Na semana passada, falamos sobre a insistência. Não sei exatamente porquê, decidi insistir num tema que muita gente poderá insistir. A insistência da semana passada, como qualquer insistência só deve ir até ao momento certo da sua existência. Prefixos diferentes mas raízes iguais. É tão curiosa a língua portuguesa.
Curiosa e diversa. Diversa e filha de várias origens, como a árabe! E isto leva-nos ao momento seguinte deste texto.
Imaginemos que estava a escrever esta crónica antes de dormir, na cidade de Silves e que ia falar-vos da língua portuguesa. Tudo a acontecer no momento antes de dormir. Aquele momento em que preparamos os sonhos para o dia seguinte e aquele momento em que fazemos uma revisão de tudo o que aconteceu durante o dia que se encerra nesse momento.
No momento antes de dormir, será importante pensar naquilo que falamos e naquilo que ouvimos neste dia. Por acaso escrevo numa sexta feira, falamos do tempo, do fim de semana, das coisas importantes que fizemos durante a semana e, claro, daquelas que nos esperam no fim de semana.

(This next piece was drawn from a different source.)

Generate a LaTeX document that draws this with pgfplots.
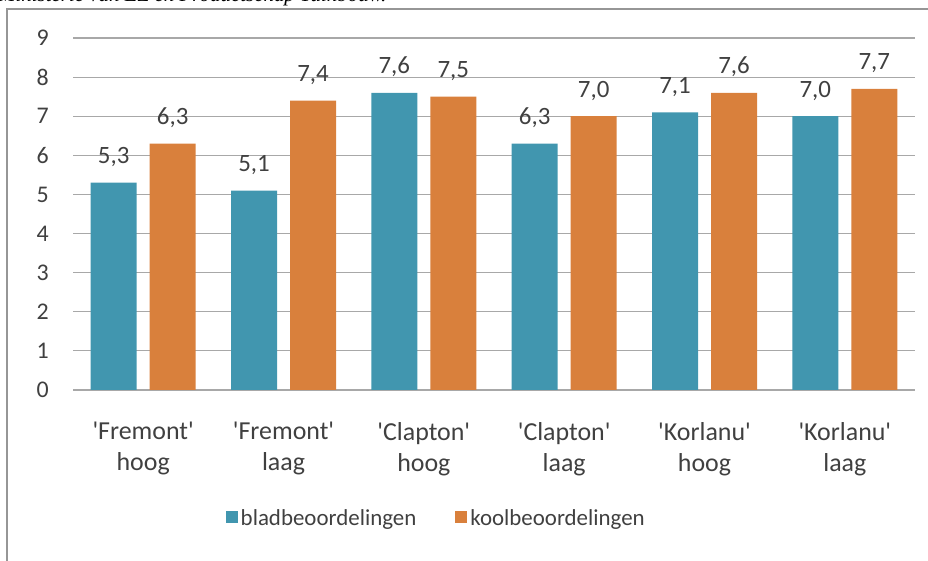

O momento antes de dormir é um momento de reflexão. Uma ocasião em que os pensamento substituem as palavras - se não tivermos ninguém com quem falar - mas não substituem o pensamento que usa as palavras na sua forma gasosa, se preferirem.
Em Silves, se eu lá estivesse, tantas palavras e tantas ideias, cheiros e sabores me assaltariam, ao ponto de não me deixar dormir. Já alguma vez sentiram aquele cheiro da flor da laranjeira? Aquele travo que gera, depois, a laranja da baía e esse suco que é o famoso sumo de laranja? Silves é um concelho que vai da serra ao mar. Tanto se come uma açorda ou migas no frio da serra, cozinhadas em fogo a lenha com madeira de estevas, como se grelha um peixe apanhado por um pescador ou se cozinha uma cataplana que combina todos os sabores da serra e do mar.
A acompanhar um medronho, e uma tarde de alfarroba. Todos estes são pensamentos que, estivera eu em Silves hoje, pensaria nos momentos antes de dormir. As retrospectivas do passado ajudam a construir o futuro.
E, falando em Silves, não poderia esquecer o passado, a riqueza que ainda hoje a bela cidade preserva, de uma cultura árabe e tão lusa… as palavras, os gestos. Tanto, tanto que no momento em que adormeço, como se estivesse em Silves, as últimas palavras e os últimos ecos que quero ouvir e, principalmente, façam parte dos meus sonhos esta noite sejam das palavras de Al-Mutamid:
Eia, Abú Bacre, saúda os meus lares em Silves e pergunta-lhes se, como penso, ainda se recordam de mim.
Saúda o Palácio das Varandas da parte de um donzel que sente perpétua saudade daquele alcácer.
Ali moravam guerreiros como leões e brancas
gazelas. E em que belas selvas e em que belos covis!
Quantas noites passei divertindo-me à sua sombra com mulheres de cadeiras opulentas e talhe fatigado
Brancas e morenas que produziam na minha alma o efeito das espadas refulgentes e das lanças obscuras!
Quantas noites passei deliciosamente junto a um recôncavo do rio com uma donzela cuja pulseira rivalizava com a curva da corrente!
O tempo passava e ela servia-me o vinho do seu olhar e outras vezes o do seu vaso e outras o da sua boca.
As cordas do seu alaúde feridas pelo plectro estremeciam-me como se ouvisse a melodia das espadas nos tendões do colo inimigo.
Ao retirar o seu manto, descobriu o talhe, florescente ramo de salgueiro, como se abre o botão para mostrar a flor.
Mohâmede Ibne Abade Almutâmide - Rei Poeta - Beja (1040-1095)
E nisto adormeço, esperando acordar na mesma cidade, Silves.